Supplied data »
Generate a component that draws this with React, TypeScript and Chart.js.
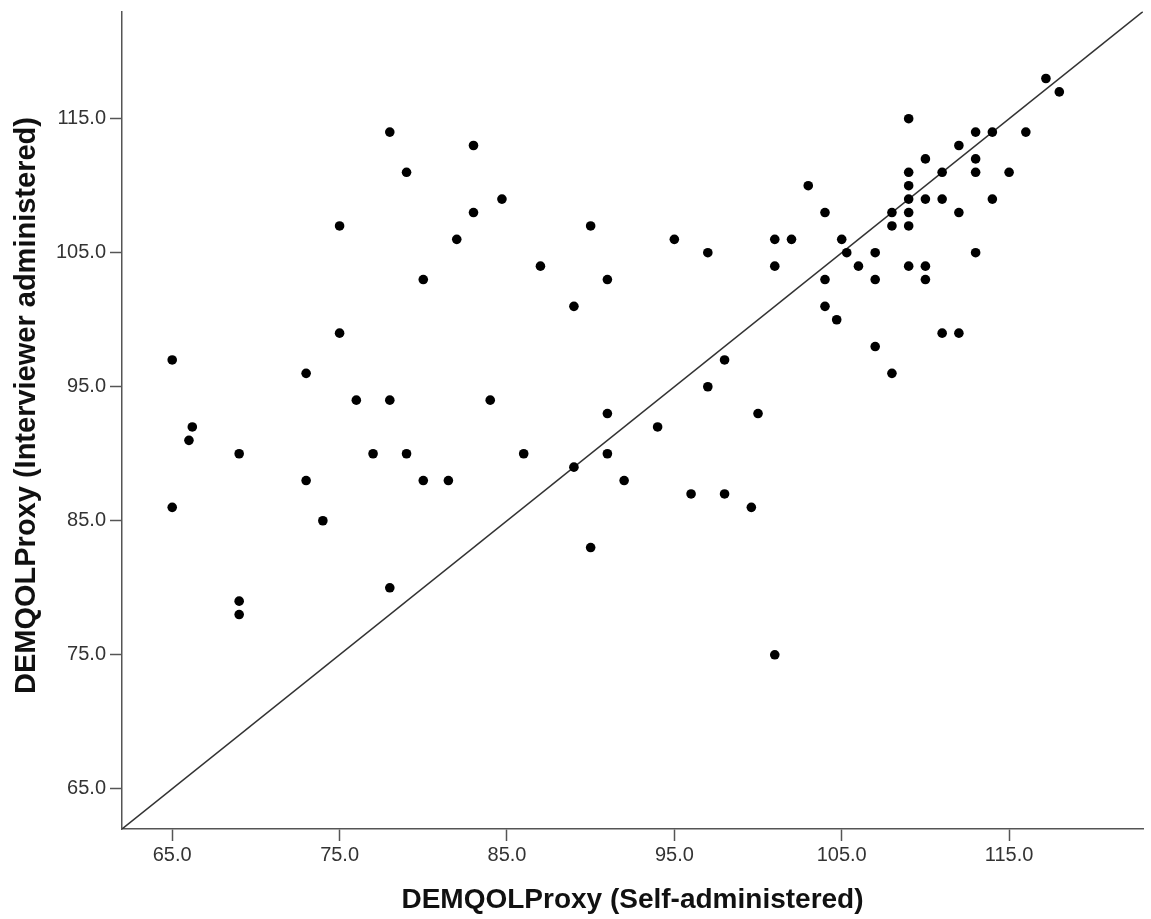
import React, { useEffect, useRef } from "react";
import { Chart, registerables } from "chart.js";

Chart.register(...registerables);

// Self-administered DEMQOL-Proxy score (x)
const selfAdministered = [
  117.2, 118, 109, 78, 113, 114, 116, 83, 112, 110, 113, 79, 109, 111, 113, 115,
  103, 109, 84.7, 109, 110, 111, 114, 83, 104, 108, 109, 112, 75, 90, 108, 109,
  82, 95, 101, 102, 105, 97, 105.3, 107, 113, 87, 101, 106, 109, 110, 80, 91,
  104, 107, 110, 89, 104, 104.7, 75, 111, 112, 107, 65, 98, 73, 108, 97, 76, 78,
  84, 91, 100, 66.2, 94, 66, 69, 77, 79, 86, 91, 89, 73, 80, 81.5, 92, 96, 98, 65,
  99.6, 74, 90, 78, 69, 69, 101,
];

// Interviewer-administered DEMQOL-Proxy score (y)
const interviewerAdministered = [
  118, 117, 115, 114, 114, 114, 114, 113, 113, 112, 112, 111, 111, 111, 111, 111,
  110, 110, 109, 109, 109, 109, 109, 108, 108, 108, 108, 108, 107, 107, 107, 107,
  106, 106, 106, 106, 106, 105, 105, 105, 105, 104, 104, 104, 104, 104, 103, 103,
  103, 103, 103, 101, 101, 100, 99, 99, 99, 98, 97, 97, 96, 96, 95, 94, 94,
  94, 93, 93, 92, 92, 91, 90, 90, 90, 90, 90, 89, 88, 88, 88, 88, 87, 87, 86,
  86, 85, 83, 80, 79, 78, 75,
];

const tickValues = [65, 75, 85, 95, 105, 115];
const axisRange = [62, 123];
const xTitle = "DEMQOLProxy (Self-administered)";
const yTitle = "DEMQOLProxy (Interviewer administered)";

const FONT = "'Liberation Sans', Arial, Helvetica, sans-serif";
const AXIS_COLOR = "#555";

// Draws the y-axis title slightly above the plot's vertical centre, as in the reference
const yTitlePlugin = {
  id: "yTitle",
  afterDraw(chart: any) {
    const { ctx, chartArea } = chart;
    const cy = chartArea.top + (chartArea.bottom - chartArea.top) * 0.482;
    ctx.save();
    ctx.translate(27, cy);
    ctx.rotate(-Math.PI / 2);
    ctx.font = `bold 29px ${FONT}`;
    ctx.fillStyle = "#111";
    ctx.textAlign = "center";
    ctx.textBaseline = "middle";
    ctx.fillText(yTitle, 0, 0);
    ctx.restore();
  },
};

export default function App() {
  const ref = useRef<HTMLCanvasElement>(null);

  useEffect(() => {
    const points = selfAdministered.map((x, i) => ({ x, y: interviewerAdministered[i] }));
    const refLine = axisRange.map((v) => ({ x: v, y: v }));

    const common = (isX: boolean) => ({
      type: "linear" as const,
      min: axisRange[0],
      max: axisRange[1],
      afterBuildTicks: (s: any) => {
        s.ticks = tickValues.map((v) => ({ value: v }));
      },
      grid: {
        display: true,
        drawOnChartArea: false,
        drawTicks: true,
        tickLength: 12,
        tickWidth: 1.5,
        tickColor: AXIS_COLOR,
        color: AXIS_COLOR,
      },
      border: { display: true, color: AXIS_COLOR, width: 1.5 },
      ticks: {
        autoSkip: false,
        maxRotation: 0,
        padding: isX ? 2 : 4,
        color: "#333",
        font: { family: FONT, size: 20 },
        callback: (v: any) => Number(v).toFixed(1),
      },
    });

    const chart = new Chart(ref.current!, {
      type: "scatter",
      data: {
        datasets: [
          {
            data: points,
            pointRadius: 4.8,
            pointBackgroundColor: "#000",
            pointBorderColor: "#000",
            pointBorderWidth: 0,
            showLine: false,
          },
          {
            type: "line",
            data: refLine,
            borderColor: "#333",
            borderWidth: 1.5,
            pointRadius: 0,
            fill: false,
          } as any,
        ],
      },
      options: {
        responsive: false,
        animation: false,
        devicePixelRatio: 1,
        layout: { autoPadding: false, padding: { top: 11.5, right: 8, left: 0, bottom: 0 } },
        plugins: { legend: { display: false }, tooltip: { enabled: false } },
        scales: {
          x: {
            ...common(true),
            title: {
              display: true,
              text: xTitle,
              color: "#111",
              font: { family: FONT, size: 28, weight: "bold" },
              padding: { top: 0, bottom: 2 },
            },
            afterFit: (s: any) => {
              s.height = 90;
              s.paddingLeft = 0;
              s.paddingRight = 0;
            },
          },
          y: {
            ...common(false),
            title: { display: false },
            afterFit: (s: any) => {
              s.width = 122;
              s.paddingTop = 0;
              s.paddingBottom = 0;
            },
          },
        },
      } as any,
      plugins: [yTitlePlugin],
    });
    return () => chart.destroy();
  }, []);

  return (
    <div style={{ position: "fixed", left: 0, top: 0, width: 1151, height: 919, background: "#fff" }}>
      <canvas ref={ref} width={1151} height={919} style={{ display: "block" }} />
    </div>
  );
}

Work required » Begin at the first line of the data above and repeat each line exactly, stopping after the line containing "Chart.register(...registerables);". Omit the pictures.

Exercise output »
Generate a component that draws this with React, TypeScript and Chart.js.
import React, { useEffect, useRef } from "react";
import { Chart, registerables } from "chart.js";

Chart.register(...registerables);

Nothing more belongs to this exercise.